Centre for the Just City · TU Delft · A record of five editions
The Centre at the World
Urban Forums.
A record of the Centre for the Just City’s contributions to the World Urban Forum across five editions, from Kuala Lumpur 2018 to Baku 2026. Sessions, training events, networking events, publications and the resources we developed along the way, gathered here for cities, students, researchers and the partners we have worked with.
The page is organised chronologically, one section per forum. Each section provides the host city, the official UN theme, the Centre’s contributions to that edition, and the open-access materials they produced. A short reflection at the end of the page traces what has cohered across the series.
§ 01
Why the Centre participates.
A position on the forum and what we do there
§ 01.1
What the forum is
The World Urban Forum is the principal international gathering on the urban future, convened biennially by UN-Habitat since 2002. It is a non-legislative forum: no treaty leaves Baku or Cairo, no binding resolution is adopted. What does happen is that ministries, city governments, academics, civil society organisations, professional bodies and the private sector spend a week in the same building reading from the same agenda, currently the New Urban Agenda adopted at Habitat III in Quito in 2016. The forum is where the global vocabulary of urban policy is consolidated, contested, and exported back into national and municipal practice. To work in spatial planning today is to work, knowingly or not, in the vocabulary the WUF helps to stabilise.

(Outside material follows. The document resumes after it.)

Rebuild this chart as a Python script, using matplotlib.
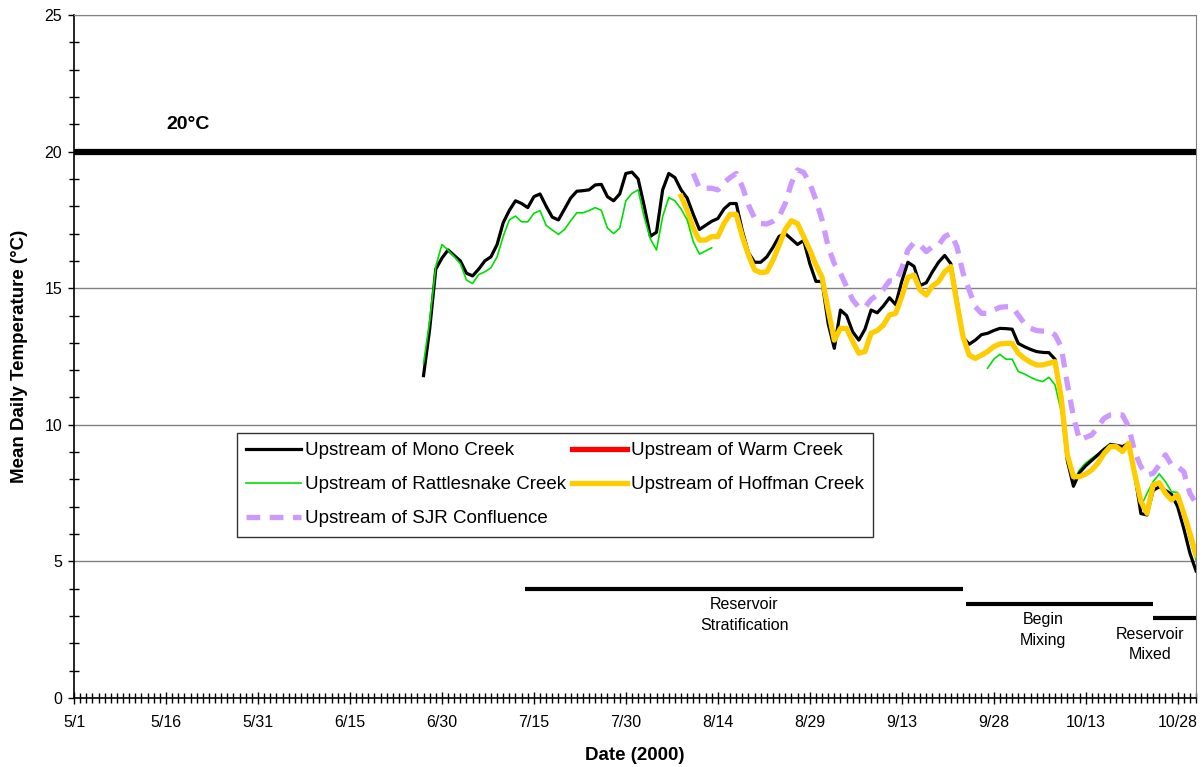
import numpy as np
import pandas as pd
import matplotlib
matplotlib.use("Agg")
import matplotlib.pyplot as plt

plt.rcParams['font.family'] = ['Liberation Sans', 'DejaVu Sans']

# daily mean temperatures (deg C)
mono_start = '2000-06-27'
mono = [11.8, 13.5, 15.7, 16.1, 16.4, 16.2, 16.0, 15.55, 15.45, 15.7,
        16.0, 16.15, 16.6, 17.4, 17.85, 18.2, 18.1, 17.95, 18.35, 18.45,
        18.0, 17.6, 17.5, 17.9, 18.3, 18.55, 18.57, 18.6, 18.78, 18.8,
        18.35, 18.2, 18.45, 19.2, 19.25, 19.0, 18.0, 16.9, 17.05, 18.6,
        19.2, 19.05, 18.6, 18.3, 17.7, 17.15, 17.3, 17.45, 17.55, 17.9,
        18.1, 18.1, 17.1, 16.3, 15.95, 15.95, 16.15, 16.5, 16.9, 17.0,
        16.8, 16.6, 16.75, 15.9, 15.25, 15.25, 13.7, 12.8, 14.2, 14.0,
        13.4, 13.1, 13.5, 14.2, 14.1, 14.35, 14.65, 14.4, 15.25, 15.95,
        15.8, 15.1, 15.2, 15.6, 15.95, 16.2, 15.9, 14.6, 13.2, 12.95,
        13.1, 13.3, 13.35, 13.45, 13.53, 13.52, 13.5, 12.98, 12.86, 12.76,
        12.68, 12.65, 12.64, 12.4, 11.0, 8.7, 7.75, 8.25, 8.5, 8.7,
        8.9, 9.1, 9.27, 9.25, 9.2, 9.32, 8.2, 6.75, 6.7, 7.6,
        7.73, 7.6, 7.45, 7.0, 6.2, 5.3, 4.65]

rattle1_start = '2000-06-27'
rattle1 = [12.25, 13.8, 15.8, 16.6, 16.4, 16.15, 15.9, 15.3, 15.17, 15.5,
           15.6, 15.75, 16.15, 16.9, 17.5, 17.64, 17.43, 17.43, 17.74, 17.84,
           17.3, 17.13, 16.97, 17.15, 17.47, 17.76, 17.76, 17.84, 17.95, 17.85,
           17.2, 17.0, 17.2, 18.2, 18.47, 18.6, 17.6, 16.8, 16.4, 17.62,
           18.32, 18.2, 17.9, 17.5, 16.7, 16.25, 16.36, 16.48]
rattle2_start = '2000-09-27'
rattle2 = [12.07, 12.4, 12.58, 12.4, 12.4, 11.95, 11.86, 11.74, 11.64, 11.58,
           11.74, 11.46, 10.5, 8.6, 7.92, 8.35, 8.6, 8.77, 8.93, 9.14,
           9.32, 9.25, 9.2, 9.38, 8.0, 7.0, 7.49, 7.92, 8.2, 7.92,
           7.55, 7.52, 6.76, 5.78, 5.05]

hoffman_start = '2000-08-08'
hoffman = [18.37, 17.86, 17.19, 16.76, 16.76, 16.89, 16.89, 17.37, 17.7, 17.7,
           16.89, 16.22, 15.67, 15.57, 15.6, 16.03, 16.58, 17.15, 17.47, 17.37,
           16.89, 16.4, 15.85, 15.4, 14.2, 13.1, 13.53, 13.53, 13.05, 12.62,
           12.68, 13.35, 13.45, 13.65, 14.02, 14.08, 14.69, 15.4, 15.48, 14.93,
           14.75, 15.08, 15.24, 15.6, 15.79, 14.45, 13.22, 12.55, 12.43, 12.55,
           12.68, 12.86, 12.96, 12.98, 12.98, 12.62, 12.43, 12.29, 12.19, 12.19,
           12.25, 12.31, 11.0, 8.9, 8.1, 8.1, 8.2, 8.35, 8.6, 8.95,
           9.2, 9.2, 9.02, 9.32, 8.2, 7.2, 6.76, 7.8, 7.88, 7.49,
           7.25, 7.43, 6.76, 6.03, 5.23]

sjr_start = '2000-08-10'
sjr = [19.2, 18.66, 18.66, 18.66, 18.6, 18.86, 19.05, 19.2, 18.72, 18.05,
       17.56, 17.37, 17.35, 17.45, 17.62, 18.1, 18.84, 19.33, 19.24, 18.84,
       18.23, 17.5, 16.52, 15.9, 15.55, 15.06, 14.57, 14.3, 14.3, 14.59,
       14.75, 14.96, 15.27, 15.24, 15.73, 16.4, 16.67, 16.58, 16.34, 16.52,
       16.58, 16.89, 17.0, 16.52, 15.55, 14.93, 14.32, 14.08, 14.08, 14.2,
       14.3, 14.32, 14.32, 14.02, 13.71, 13.53, 13.45, 13.43, 13.43, 13.29,
       12.86, 11.5, 10.3, 9.44, 9.54, 9.63, 9.93, 10.24, 10.36, 10.37,
       10.36, 9.93, 9.0, 8.47, 8.16, 8.22, 8.53, 8.9, 8.53, 8.47,
       8.28, 7.49, 7.12]

# reservoir condition periods
periods = ['Reservoir\nStratification', 'Begin\nMixing', 'Reservoir\nMixed']
period_start = ['2000-07-13 12:00', '2000-09-23 12:00', '2000-10-24']
period_end = ['2000-09-23', '2000-10-24', '2000-10-31']
period_level = [4.0, 3.45, 2.93]
period_text_x = ['2000-08-18 08:00', '2000-10-06', '2000-10-23 12:00']

tick_dates = pd.date_range('2000-05-01', periods=13, freq='15D')
tick_labels = ['5/1', '5/16', '5/31', '6/15', '6/30', '7/15', '7/30',
               '8/14', '8/29', '9/13', '9/28', '10/13', '10/28']


def series_dates(start, values):
    return pd.date_range(start, periods=len(values), freq='D')


fig = plt.figure(figsize=(12.04, 7.67), dpi=100)
ax = fig.add_axes([0.0615, 0.09, 0.9319, 0.8904])

ax.axhline(20, color='black', lw=4.5, zorder=2)
ax.text(pd.Timestamp('2000-05-16'), 21.0, '20°C', fontsize=14, fontweight='bold',
        ha='left', va='center')

ax.plot(series_dates(mono_start, mono), mono, color='black', lw=2.3,
        label='Upstream of Mono Creek', zorder=4)
ax.plot(series_dates(rattle1_start, rattle1), rattle1, color='#00E000', lw=1.2,
        label='Upstream of Rattlesnake Creek', zorder=5)
ax.plot(series_dates(rattle2_start, rattle2), rattle2, color='#00E000', lw=1.2, zorder=3)
ax.plot(series_dates(sjr_start, sjr), sjr, color='#CC99FF', lw=3.8,
        dashes=(2.6, 1.8), label='Upstream of SJR Confluence', zorder=3)
ax.plot([], [], color='red', lw=3.8, label='Upstream of Warm Creek')
ax.plot(series_dates(hoffman_start, hoffman), hoffman, color='#FFCC00', lw=3.8,
        label='Upstream of Hoffman Creek', zorder=4)

for name, s, e, lvl, tx in zip(periods, period_start, period_end, period_level, period_text_x):
    ax.plot([pd.Timestamp(s), pd.Timestamp(e)], [lvl, lvl], color='black', lw=3,
            solid_capstyle='butt', clip_on=False)
    ax.text(pd.Timestamp(tx), lvl - 0.32, name, ha='center', va='top', fontsize=11.5,
            linespacing=1.45)

ax.set_xlim(pd.Timestamp('2000-05-01'), pd.Timestamp('2000-10-31'))
ax.set_ylim(0, 25)
ax.set_xticks(tick_dates)
ax.set_xticklabels(tick_labels)
ax.set_xticks(pd.date_range('2000-05-01', '2000-10-31', freq='D'), minor=True)
ax.set_yticks(range(0, 26, 5))
ax.set_yticks(range(0, 26), minor=True)

ax.tick_params(axis='x', which='major', direction='inout', length=8.5, width=1, labelsize=11.5, pad=8)
ax.tick_params(axis='x', which='minor', direction='inout', length=6.5, width=1)
ax.tick_params(axis='y', which='major', direction='out', length=4.5, width=1, labelsize=11.5, pad=4)
ax.tick_params(axis='y', which='minor', direction='inout', length=6.5, width=1)

ax.yaxis.grid(True, which='major', color='#808080', lw=1)
ax.set_axisbelow(True)
for side in ['top', 'right']:
    ax.spines[side].set_color('#808080')
for side in ['left', 'bottom']:
    ax.spines[side].set_color('black')
    ax.spines[side].set_linewidth(1.2)

ax.set_ylabel('Mean Daily Temperature (°C)', fontsize=13.5, fontweight='bold', labelpad=12)
ax.set_xlabel('Date (2000)', fontsize=13.5, fontweight='bold', labelpad=12)

leg = ax.legend(loc='lower left', bbox_to_anchor=(0.145, 0.236), ncol=2, fontsize=13.5,
                frameon=True, fancybox=False, edgecolor='black', borderaxespad=0,
                handlelength=2.95, handletextpad=0.2, columnspacing=0.3,
                labelspacing=0.9, borderpad=0.5)
leg.get_frame().set_linewidth(1)

fig.savefig('out.png', dpi=100)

That vocabulary is not neutral. It currently centres on resilience, innovation, smart urbanism, sustainable development, and the localisation of the SDGs. These terms, however, can absorb a great deal of injustice without registering it. A city can be resilient, smart and sustainable on the metrics the forum tracks while remaining steeply unequal in housing access, voice in planning processes, and recognition of who counts as a legitimate urban resident. The Centre’s argument, made through everything we bring to the WUF, is that the vocabulary needs to be reorganised around a strong normative justice argument as its analytical centre.
§ 01.2
What we do there
The Centre approaches each WUF with three operational instruments, and the pages that follow document each instrument as it has been used across five editions. First, we run training events: structured workshop sessions, two to three hours long, in which the analytical tools of the Spatial Justice Package are put into the hands of participants who arrive from city governments, NGOs and university programmes. The Slum Upgrading Game in Abu Dhabi, the Empowering Cities for the Just Transition event in Cairo, and the Networking Event in Baku are the most developed examples. Training events are the Centre’s preferred pedagogical instrument because they translate concepts into practice within a single afternoon.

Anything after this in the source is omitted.